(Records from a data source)
• • • •
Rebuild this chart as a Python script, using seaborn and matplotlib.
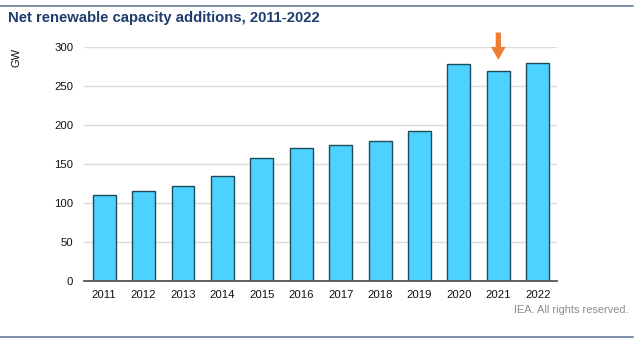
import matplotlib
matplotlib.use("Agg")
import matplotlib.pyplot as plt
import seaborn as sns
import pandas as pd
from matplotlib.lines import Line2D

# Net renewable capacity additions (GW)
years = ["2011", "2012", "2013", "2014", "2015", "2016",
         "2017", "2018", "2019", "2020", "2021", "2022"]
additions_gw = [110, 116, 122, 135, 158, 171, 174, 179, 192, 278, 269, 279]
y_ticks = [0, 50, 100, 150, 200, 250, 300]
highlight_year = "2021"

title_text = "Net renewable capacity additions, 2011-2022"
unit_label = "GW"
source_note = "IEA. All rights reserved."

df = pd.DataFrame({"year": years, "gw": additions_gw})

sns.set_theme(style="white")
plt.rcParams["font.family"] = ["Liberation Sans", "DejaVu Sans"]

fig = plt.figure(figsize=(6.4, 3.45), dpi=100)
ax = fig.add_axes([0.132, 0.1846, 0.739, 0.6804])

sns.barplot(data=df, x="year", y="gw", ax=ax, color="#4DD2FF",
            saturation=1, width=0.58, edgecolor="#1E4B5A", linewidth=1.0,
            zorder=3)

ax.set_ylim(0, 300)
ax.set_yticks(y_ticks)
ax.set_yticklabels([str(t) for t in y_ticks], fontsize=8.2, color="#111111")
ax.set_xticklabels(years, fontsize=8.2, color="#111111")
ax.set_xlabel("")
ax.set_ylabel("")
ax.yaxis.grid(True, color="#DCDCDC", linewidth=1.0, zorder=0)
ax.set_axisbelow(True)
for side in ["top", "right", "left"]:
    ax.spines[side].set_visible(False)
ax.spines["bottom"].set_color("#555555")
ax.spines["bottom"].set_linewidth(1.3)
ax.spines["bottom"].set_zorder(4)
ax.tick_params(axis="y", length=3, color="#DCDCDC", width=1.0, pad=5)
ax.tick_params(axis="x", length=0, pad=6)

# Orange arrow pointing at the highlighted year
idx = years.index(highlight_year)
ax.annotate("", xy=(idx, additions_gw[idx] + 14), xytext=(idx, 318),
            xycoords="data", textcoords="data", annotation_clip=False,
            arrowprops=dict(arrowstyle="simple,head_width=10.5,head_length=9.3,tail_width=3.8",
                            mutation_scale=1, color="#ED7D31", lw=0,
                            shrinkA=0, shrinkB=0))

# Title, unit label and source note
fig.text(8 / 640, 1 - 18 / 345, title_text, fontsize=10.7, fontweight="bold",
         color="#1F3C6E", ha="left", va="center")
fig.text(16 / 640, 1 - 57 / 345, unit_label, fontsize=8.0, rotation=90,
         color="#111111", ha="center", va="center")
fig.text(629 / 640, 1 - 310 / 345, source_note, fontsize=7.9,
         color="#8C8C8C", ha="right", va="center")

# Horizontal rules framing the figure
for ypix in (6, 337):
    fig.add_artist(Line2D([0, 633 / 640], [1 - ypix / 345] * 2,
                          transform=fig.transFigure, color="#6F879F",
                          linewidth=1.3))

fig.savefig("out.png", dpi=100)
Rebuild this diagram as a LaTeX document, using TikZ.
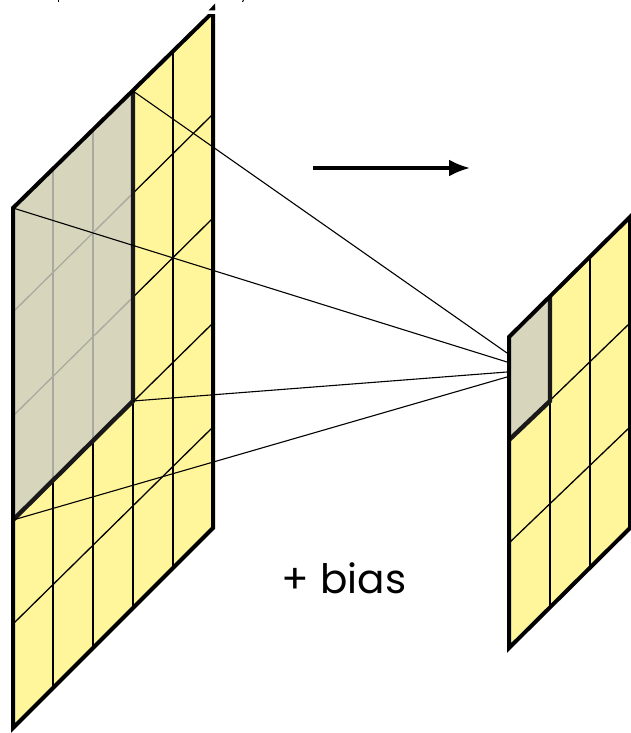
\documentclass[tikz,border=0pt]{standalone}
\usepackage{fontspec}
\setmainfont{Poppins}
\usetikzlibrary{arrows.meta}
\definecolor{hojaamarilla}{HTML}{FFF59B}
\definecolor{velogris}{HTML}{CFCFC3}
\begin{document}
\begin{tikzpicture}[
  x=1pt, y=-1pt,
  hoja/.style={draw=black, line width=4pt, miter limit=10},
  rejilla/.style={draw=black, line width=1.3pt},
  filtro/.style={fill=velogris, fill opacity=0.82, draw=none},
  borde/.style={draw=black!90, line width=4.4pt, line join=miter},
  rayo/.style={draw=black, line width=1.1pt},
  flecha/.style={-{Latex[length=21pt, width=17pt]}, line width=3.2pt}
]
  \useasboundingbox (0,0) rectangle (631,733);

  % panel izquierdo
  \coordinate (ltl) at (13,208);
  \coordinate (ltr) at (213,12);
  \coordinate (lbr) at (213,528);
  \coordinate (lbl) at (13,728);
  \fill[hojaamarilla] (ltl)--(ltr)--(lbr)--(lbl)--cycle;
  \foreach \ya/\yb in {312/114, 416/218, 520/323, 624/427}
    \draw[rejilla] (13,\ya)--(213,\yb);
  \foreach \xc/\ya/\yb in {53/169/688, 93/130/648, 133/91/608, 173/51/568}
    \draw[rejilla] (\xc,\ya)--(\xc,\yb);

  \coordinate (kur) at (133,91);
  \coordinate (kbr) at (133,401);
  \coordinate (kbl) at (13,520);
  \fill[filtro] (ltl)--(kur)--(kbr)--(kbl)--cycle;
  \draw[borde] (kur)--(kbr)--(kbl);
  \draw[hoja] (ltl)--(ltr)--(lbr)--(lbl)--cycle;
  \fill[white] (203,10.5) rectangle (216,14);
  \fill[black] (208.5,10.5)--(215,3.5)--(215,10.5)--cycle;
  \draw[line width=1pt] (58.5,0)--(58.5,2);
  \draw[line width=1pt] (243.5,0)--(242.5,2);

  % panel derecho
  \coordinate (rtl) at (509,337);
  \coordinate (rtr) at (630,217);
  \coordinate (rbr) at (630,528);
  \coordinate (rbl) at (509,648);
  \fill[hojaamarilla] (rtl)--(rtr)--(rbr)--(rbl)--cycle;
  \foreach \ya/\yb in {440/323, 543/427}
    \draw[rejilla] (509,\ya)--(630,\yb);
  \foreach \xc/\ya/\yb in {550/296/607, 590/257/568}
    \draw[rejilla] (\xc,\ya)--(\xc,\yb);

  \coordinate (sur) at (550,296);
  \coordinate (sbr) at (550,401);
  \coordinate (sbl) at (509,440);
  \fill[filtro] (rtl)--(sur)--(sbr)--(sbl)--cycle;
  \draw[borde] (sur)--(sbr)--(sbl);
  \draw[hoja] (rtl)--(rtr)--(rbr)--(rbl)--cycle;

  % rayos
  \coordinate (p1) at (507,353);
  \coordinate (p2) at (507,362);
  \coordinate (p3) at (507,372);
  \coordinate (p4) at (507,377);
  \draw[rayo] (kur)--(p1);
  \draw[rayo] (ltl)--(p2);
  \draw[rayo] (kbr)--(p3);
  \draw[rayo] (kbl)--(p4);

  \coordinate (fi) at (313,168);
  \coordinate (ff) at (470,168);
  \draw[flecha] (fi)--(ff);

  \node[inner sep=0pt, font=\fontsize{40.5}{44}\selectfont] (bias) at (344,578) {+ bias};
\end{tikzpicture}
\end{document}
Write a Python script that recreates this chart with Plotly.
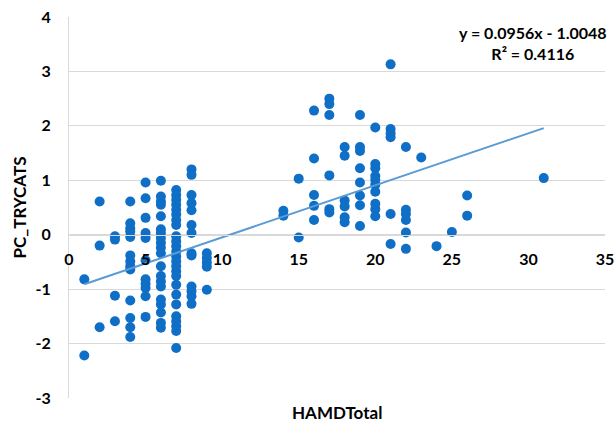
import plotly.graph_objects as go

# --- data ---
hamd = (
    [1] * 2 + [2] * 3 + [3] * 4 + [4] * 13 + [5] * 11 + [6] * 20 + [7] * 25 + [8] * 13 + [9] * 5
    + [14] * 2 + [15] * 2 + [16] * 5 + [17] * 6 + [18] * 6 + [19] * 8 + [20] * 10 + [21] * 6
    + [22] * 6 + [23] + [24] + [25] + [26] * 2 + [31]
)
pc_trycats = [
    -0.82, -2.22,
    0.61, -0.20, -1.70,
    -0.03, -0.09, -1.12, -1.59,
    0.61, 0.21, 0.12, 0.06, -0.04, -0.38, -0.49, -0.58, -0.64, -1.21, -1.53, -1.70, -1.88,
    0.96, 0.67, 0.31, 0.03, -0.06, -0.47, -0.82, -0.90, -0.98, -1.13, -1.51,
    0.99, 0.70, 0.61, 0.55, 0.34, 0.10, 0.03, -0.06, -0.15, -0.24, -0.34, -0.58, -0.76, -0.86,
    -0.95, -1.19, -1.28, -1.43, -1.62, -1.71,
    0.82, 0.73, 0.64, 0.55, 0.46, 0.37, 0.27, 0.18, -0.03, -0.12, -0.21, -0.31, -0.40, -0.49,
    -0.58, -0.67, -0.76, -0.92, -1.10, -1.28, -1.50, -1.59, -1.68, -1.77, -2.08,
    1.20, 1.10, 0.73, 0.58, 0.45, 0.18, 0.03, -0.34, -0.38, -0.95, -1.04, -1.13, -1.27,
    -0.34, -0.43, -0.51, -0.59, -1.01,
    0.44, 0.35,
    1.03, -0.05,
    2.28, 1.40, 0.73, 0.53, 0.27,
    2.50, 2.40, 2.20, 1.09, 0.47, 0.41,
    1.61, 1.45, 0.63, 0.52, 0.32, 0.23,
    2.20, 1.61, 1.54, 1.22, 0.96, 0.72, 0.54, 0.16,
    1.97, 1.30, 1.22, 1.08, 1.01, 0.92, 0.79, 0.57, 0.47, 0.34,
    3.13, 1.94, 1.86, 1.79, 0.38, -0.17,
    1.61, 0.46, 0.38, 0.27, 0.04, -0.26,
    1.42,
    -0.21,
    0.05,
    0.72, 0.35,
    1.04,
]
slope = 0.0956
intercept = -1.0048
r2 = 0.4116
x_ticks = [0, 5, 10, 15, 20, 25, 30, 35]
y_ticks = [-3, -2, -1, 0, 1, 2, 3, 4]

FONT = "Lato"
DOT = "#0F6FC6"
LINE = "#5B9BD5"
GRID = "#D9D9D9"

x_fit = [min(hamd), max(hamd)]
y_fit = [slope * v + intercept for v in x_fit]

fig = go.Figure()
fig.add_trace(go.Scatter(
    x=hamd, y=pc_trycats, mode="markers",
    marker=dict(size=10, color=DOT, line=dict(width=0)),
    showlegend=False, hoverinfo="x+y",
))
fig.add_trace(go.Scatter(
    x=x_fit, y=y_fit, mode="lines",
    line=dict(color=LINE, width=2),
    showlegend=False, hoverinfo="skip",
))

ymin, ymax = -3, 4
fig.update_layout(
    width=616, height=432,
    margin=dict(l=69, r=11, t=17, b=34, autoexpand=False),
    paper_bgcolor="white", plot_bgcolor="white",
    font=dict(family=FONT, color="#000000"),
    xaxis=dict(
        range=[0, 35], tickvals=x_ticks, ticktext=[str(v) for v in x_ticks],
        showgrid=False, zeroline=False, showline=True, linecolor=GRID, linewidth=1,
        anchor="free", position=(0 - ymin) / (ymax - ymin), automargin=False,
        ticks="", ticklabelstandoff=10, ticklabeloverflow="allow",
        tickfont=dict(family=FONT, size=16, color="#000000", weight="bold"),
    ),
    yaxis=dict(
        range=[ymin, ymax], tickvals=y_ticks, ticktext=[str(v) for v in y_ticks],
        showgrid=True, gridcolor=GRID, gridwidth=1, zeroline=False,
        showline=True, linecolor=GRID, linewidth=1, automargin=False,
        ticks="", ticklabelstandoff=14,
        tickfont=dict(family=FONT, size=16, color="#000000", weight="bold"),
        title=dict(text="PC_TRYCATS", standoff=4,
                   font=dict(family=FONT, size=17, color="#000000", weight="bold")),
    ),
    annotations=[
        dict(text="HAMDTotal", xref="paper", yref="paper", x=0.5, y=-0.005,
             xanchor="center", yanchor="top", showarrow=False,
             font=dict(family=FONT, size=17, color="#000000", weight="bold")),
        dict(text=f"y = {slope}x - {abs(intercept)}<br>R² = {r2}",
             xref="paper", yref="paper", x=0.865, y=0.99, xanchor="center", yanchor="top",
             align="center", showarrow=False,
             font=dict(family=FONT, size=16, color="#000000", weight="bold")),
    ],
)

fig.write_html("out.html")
• • • •
__WRITTEN EXERCISE__
Give again, word for word, only the lines starting at the line with "Write a Python" and ending at the line with "import plotly.graph_objects as go", keeping both end lines; pictures stay out.

__SOLUTION FOR THIS EXERCISE__
Write a Python script that recreates this chart with Plotly.
import plotly.graph_objects as go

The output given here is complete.